Makes 12 corn bread servings
Makes 4 curry servings
Preheat oven to 200 °C (180 °C fan-forced). Lightly grease a 12 cm x 22 cm (top measurement), 9 cm x 20 cm (base measurement) medium loaf pan with cooking spray and line with baking paper.
Sift the flour, baking powder and chilli powder together into a medium bowl. Stir in the polenta. Make a well in the centre. Add the eggs, buttermilk and oil. Stir to combine then stir in corn and cheese.
Pour mixture into the prepared pan. Bake for 35 minutes or until a skewer inserted into the centre comes out clean. Stand in the pan for 5 minutes then turn onto a wire rack. Cut into slices. Serve with fish curry.
Heat oil in a large frying pan or saucepan over medium heat. Add onion, garlic, ginger, curry powder, turmeric and cinnamon and cook, stirring often, for 3 minutes or until onion is soft. Add cauliflower and toss to coat in the spices.

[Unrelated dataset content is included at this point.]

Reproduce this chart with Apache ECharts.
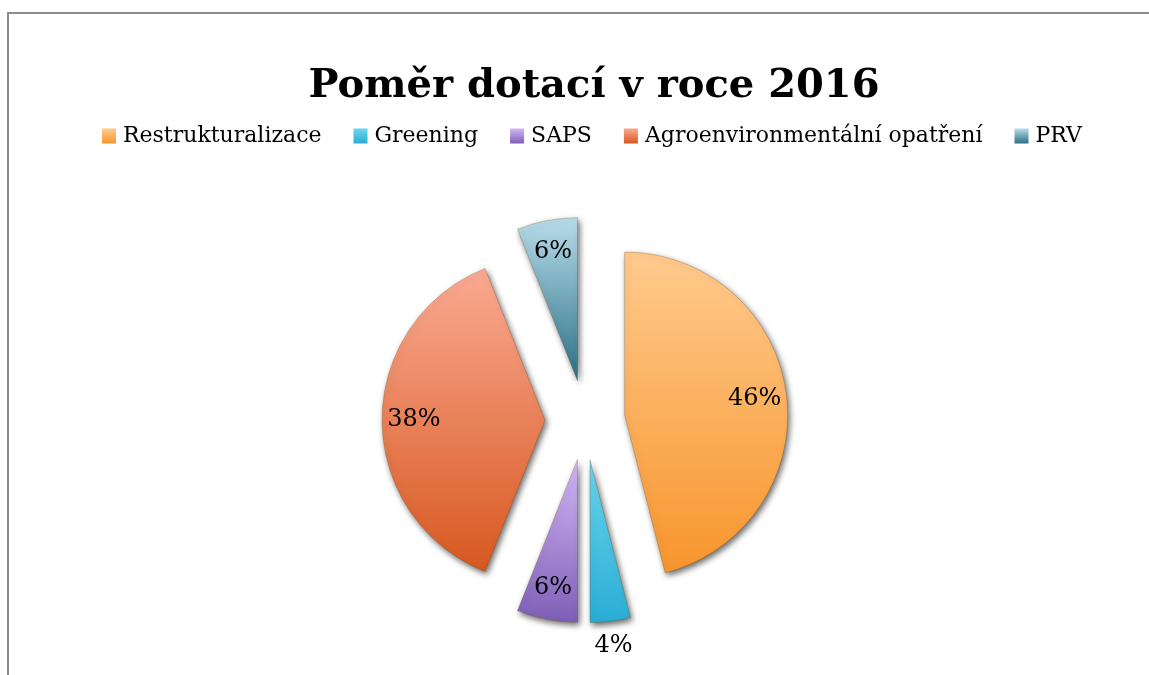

Stir in water, stock cube and tomatoes, and season with ground black pepper. Bring to the boil. Reduce heat to medium-low, simmer, uncovered for 10 minutes.
Cut fish into large pieces. Add to tomato mixture. Simmer, stirring occasionally, for 10 minutes or until fish is cooked through. Gently stir in spinach. Cook for a further 1 minute until spinach is just wilted. Remove. Squeeze over the lemon juice. Serve with corn bread.